As a reminder, suppose we are estimating a single parameter in a model, \(\theta\). In Bayesian inference, we have:

\[P(\theta | \text{Data}) \propto P(\theta)P(\text{Data}|\theta)\] In words, this means that the posterior probability distribution of the parameter, \(P(\theta | \text{Data})\), is proportional to the prior probability distribution of the parameter, \(P(\theta)\), multiplied by the likelihood of the data, given the parameter, \(P(\text{Data}|\theta)\).

The prior probability distribution of the parameter quantifies what we believe the parameter’s true value may be, prior to collecting data. Remember that this prior probability distribution can be “vague,” meaning that we don’t have high confidence in what the parameter value is prior to collecting data. Or, the prior can be “informative,” meaning that we have some level of certainty in what values are most likely for the parameter.

The likelihood is the same quantity that we discussed in the sections on Maximum Likelihood. The data likelihood represents how well a model matches the data, given a particular parameter value.

Finally, the posterior probability distribution represents a type of weighted likelihood - the likelihood weighted by our prior knowledge of what the parameter value might be.

9.2 Estimating the mean of a sample

Here is an example of how we can visualize the relationship between the prior, the likelihood, and the posterior of a parameter. Imagine that we collect a sample of data, \(y\), from the population \(Y\). Our goal is to estimate the mean of that population, \(Y\). Obviously this can be done by calculating the mean outright, but here we want to quantify the posterior probability distribution of the mean, so that we can simultaneously understand the central estimate as well as the uncertainty around that estimate. To do this, we must specify the likelihood of the data. We’ll assume that: \[y_i \sim N(\mu, \sigma)\] We’ll assume we know \(\sigma\) with certainty. Our goal then is to estimate the posterior of \(\mu\), \(P(\mu | y)\).

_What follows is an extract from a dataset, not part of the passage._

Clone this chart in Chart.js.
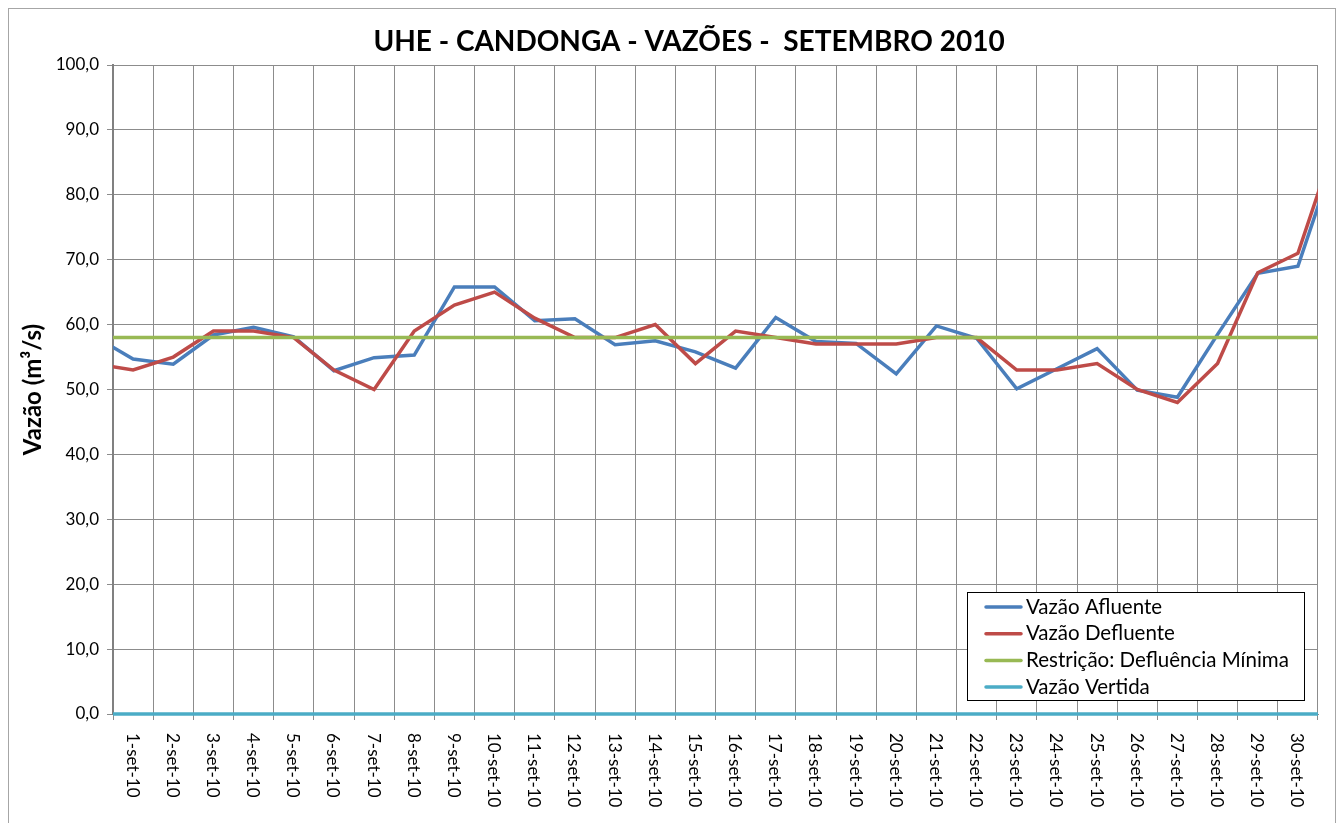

First we’ll generate data points \(y\) from a “known” distribution.

set.seed(3)
n_obs = 15
mu_known = 8.2
sigma_fixed = 2.5
y = rnorm(n_obs, mean = mu_known, sd = sigma_fixed)

hist(y)

Obviously in this easy example we could calculate a point estimate of the mean of \(Y\) using the mean of sample \(y\):

mean(y)
[1] 7.723497

But, this estimate leads to no understanding of the certainty in our estimate of the true mean of population \(Y\). Instead, let’s use Bayesian inference. For instance, we know that the true mean of \(Y\) is \(8.2\), which we simulated. So this estimate of \(\mu\) has error, especially because of low sample size.

First, let’s specify a vague prior probability distribution for \(\mu\). We’ll assume: \[\mu \sim N(0, 50)\] We can visualize this prior probability density function.

mu_guess = seq(0, 20, length.out = 200)
# Prior prob distribution
mu_prior = dnorm(mu_guess, 0, 50, log = TRUE)

plot(exp(mu_prior) ~ mu_guess,
     type = "l",
     xlab = expression(mu),
     ylab = expression("P("~mu~")"))

Notice that because we made the prior so “vague”, all of the possible values of \(\mu\) that we plotted (ranging from 0 to 20), all have very low probabilities, because basically all possible values of \(\mu\) (ranging negative to positive infinity) have equally low probability with this vauge prior. I’m exaggerating a little bit to make a point.

Now, we need to create a function to calculate the likelihood of any particular “guess” of \(\mu\).

mu_likelihood = function(this_mu, data){
    
    log_lhood = 
        sum(
            dnorm(data, 
                  mean = this_mu,
                  sd = sigma_fixed,
                  log = TRUE)
        )
    return(log_lhood)
}

We’ve seen these sorts of functions before. Now, let’s calculate the likelihood for each of our “guesses” of \(\mu\).

# Store the likelihoods:
mu_lhood = NULL
for(i in 1:length(mu_guess)){
    mu_lhood[i] = mu_likelihood(mu_guess[i], y)
}

# Plot on ln scale:
plot(exp(mu_lhood) ~ mu_guess,
     type = "l",
     xlab = expression(mu),
     ylab = expression("P("~y~"|"~mu~")"))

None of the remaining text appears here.